I have a super blog post from author-illustrator, Elys Dolan to share with you today as part of the blog tour! Rex is a laugh out loud, amazing book!
Why Do I Make Funny Books?
When Walker Books first asked me to create latest book, Rex: Dinosaur in Disguise, one of the reasons they said they wanted it was that my books are genuinely funny. Of course, I’m delighted that my work has given them the odd laugh, but what I always find so interesting about this is that I never really set out to make funny books. Back when I was a wide eyed, wet nosed, brand new, baby author/illustrator the idea of making any kind of book seemed like a big enough challenge. The funny bit was a totally accident, the career equivalent of slipping on a banana skin.
I was studying on the MA in Children’s Book Illustration at the Cambridge School of Art and for the first few modules I’d made some pretty average work. It was yawn inducing because I was busy trying to make what I thought a children’s book should be like. This meant that I was busy making work that was a bad impressions of books that were already out there. This was reflected in the lukewarm feedback I got from tutors and the polite smile I got from my classmates.
But I didn’t really understand this at the time, all I knew that was my work wasn’t hitting the spot and it made me a combination of furious and sad, an emotion I shall now term “furisad”. The furisad brought took me to a place where I wanted to fling all the expensive pens I’d bought (thinking they might fix all my problems) at the wall. After one particularly bad tutorial where my work was described as “just a bit weird” I did fling an expensive pen at a wall and make myself a promise. I was going to stop trying to make the kind of books I thought my tutors wanted to see, stop trying to make books I thought my peers would like and stop trying to make the sort of the books I thought publishers wanted to publish. I was going to spend the rest of the MA doing exactly what I wanted, making the kind of books that I enjoyed, and the rest of them be damned!

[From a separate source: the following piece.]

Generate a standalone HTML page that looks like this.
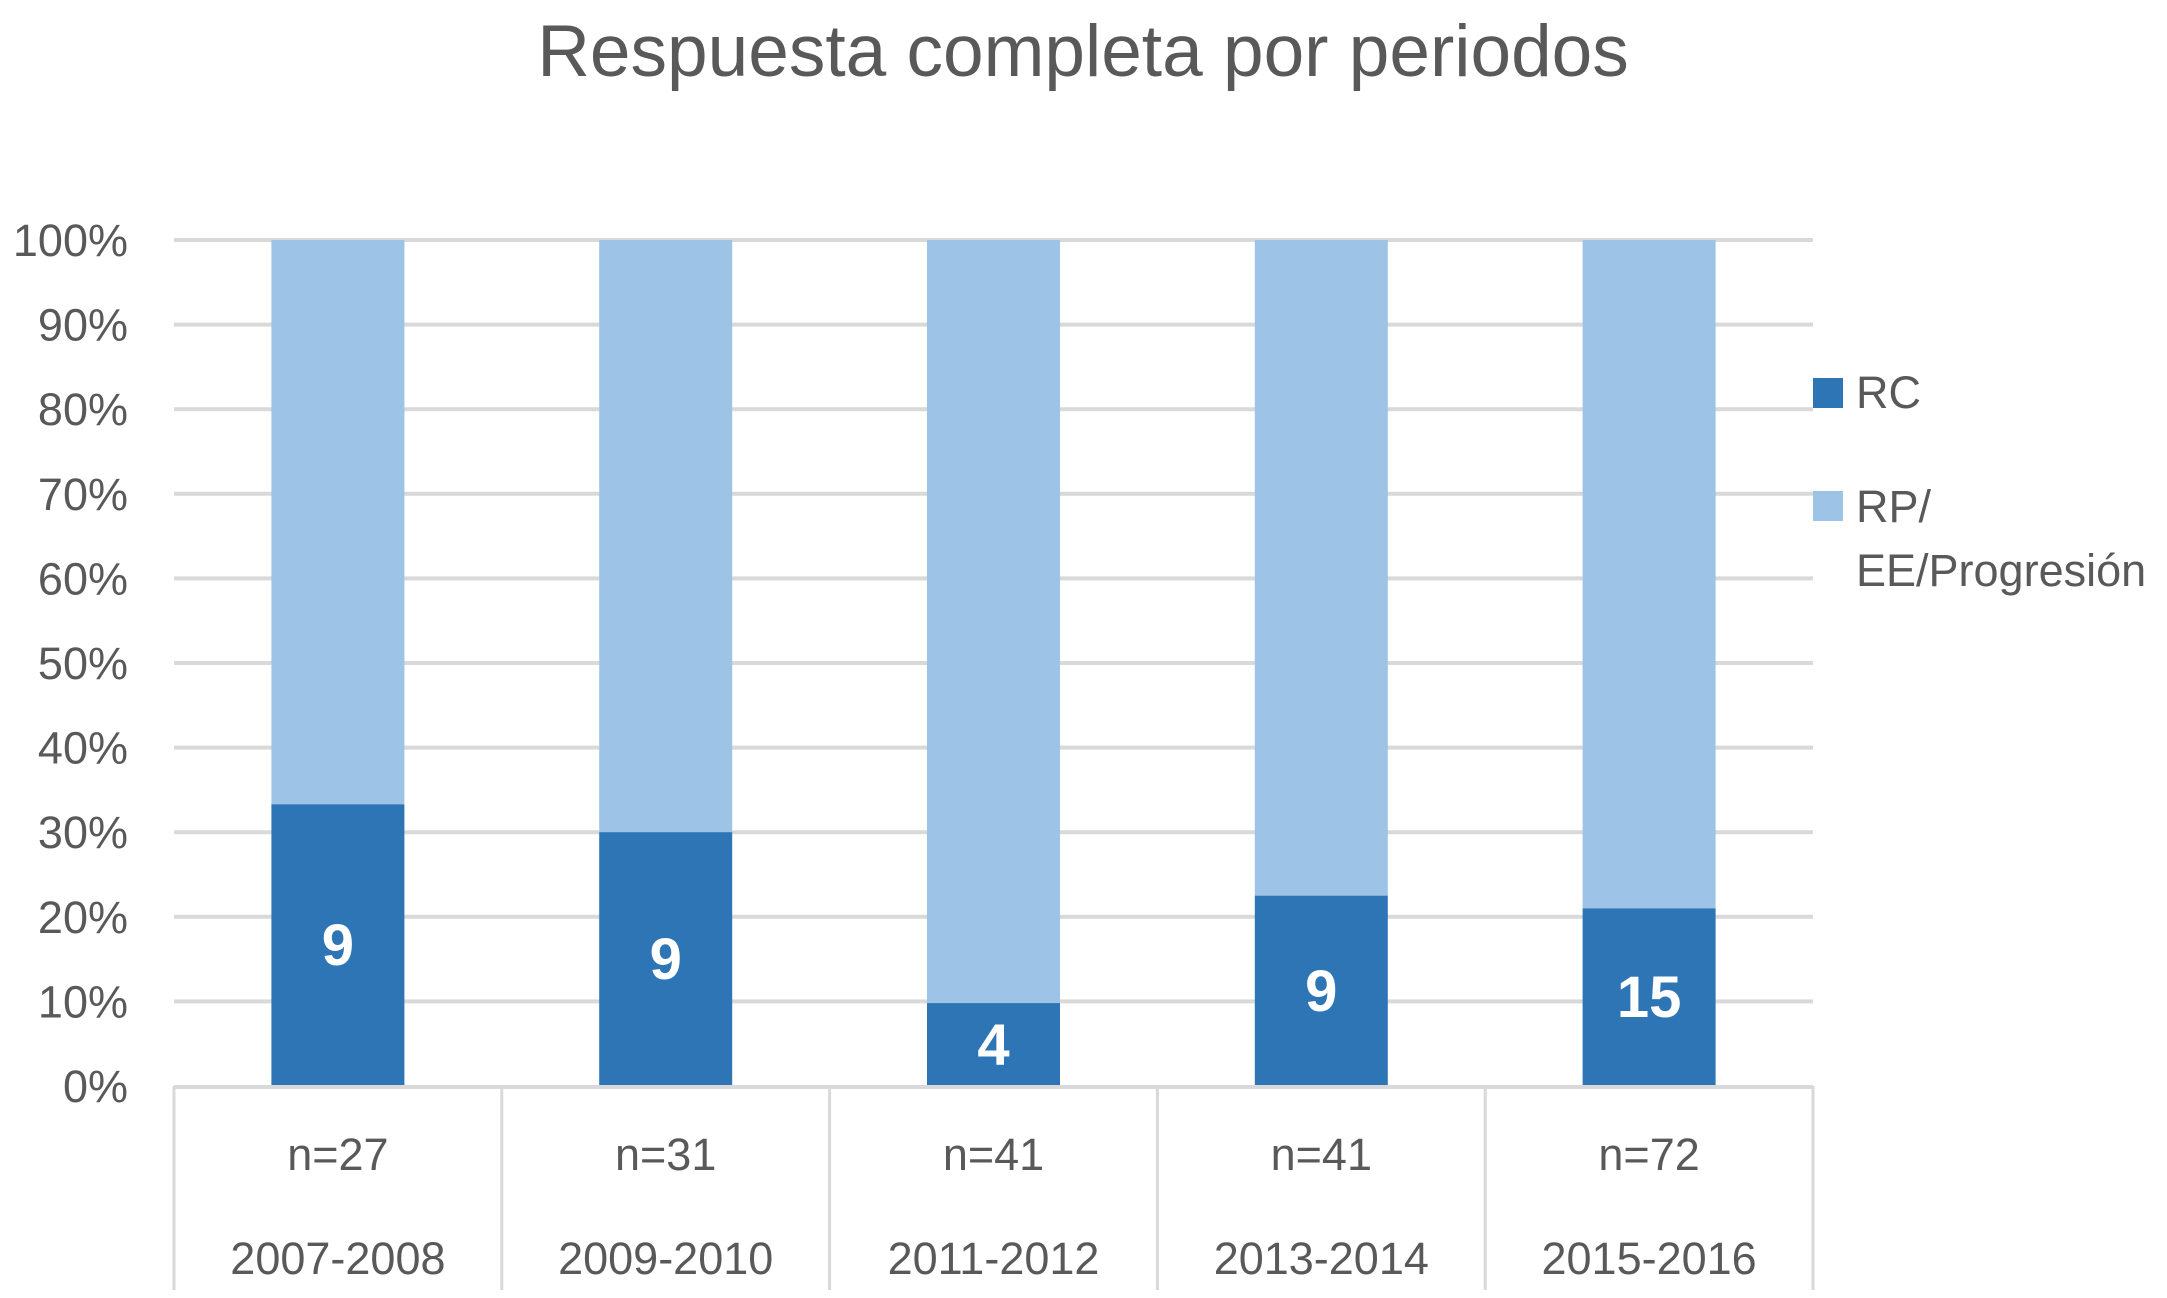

So that’s what I did, I started making books that were full of what I found interesting. And it turns out what I’m in to is weird, eccentric, nonsense like weasels plotting world domination, tycoon rabbits running factories and, of course, dinosaurs pretending to be people. I thought that making this choice would mean that I’d fail the MA, but it was also incredibly freeing. For the first time I really started to enjoy making books instead of being stressed out by it. But what shocked me the most was that I didn’t fail my course. When I showed my new, arguably even weirder, work to my tutors and peers they liked it. They even found it funny. Later on, I found that a publisher found it funny, enough that they wanted to publish me. And that’s how my first book, Weasels, came into being. 17 books down the line it seems that children find them funny too, which is the most important thing.
When I was making work full of the eccentric nonsense that I enjoy I discovered that other people share my sense of humour. When I tried to make the work I thought my audience would like, but I didn’t really care about, it felt contrived and that was obvious to the reader so nobody was into it. So, if I have any advice for someone looking to create a children’s book, funny or otherwise, it’s to be sure you’re making a book about something you’re interested in and that would want to read, either as a child or a grown-up. That will shine through in the work and, chances are, someone else will be into the same things as you and love the book just as much. At the heart of it that’s why I make funny books, because the things I care about enough to put in a book are just a tad ridiculous.
This is the ethos I brought to making Rex: Dinosaur in Disguise. I love a fish out of water comedy, so putting a dinosaur in a world of humans is the kind of thing that would keep me entertained for hours. I also love a good mystery. I find the idea that there might be legendary creatures living among us, such as Bigfoot and the Loch Ness Monster, fascinating. Putting these things into the book meant that I had a genuinely brilliant time making it, and now I’m hoping that there’ll be readers out there who will love these things just as much as me.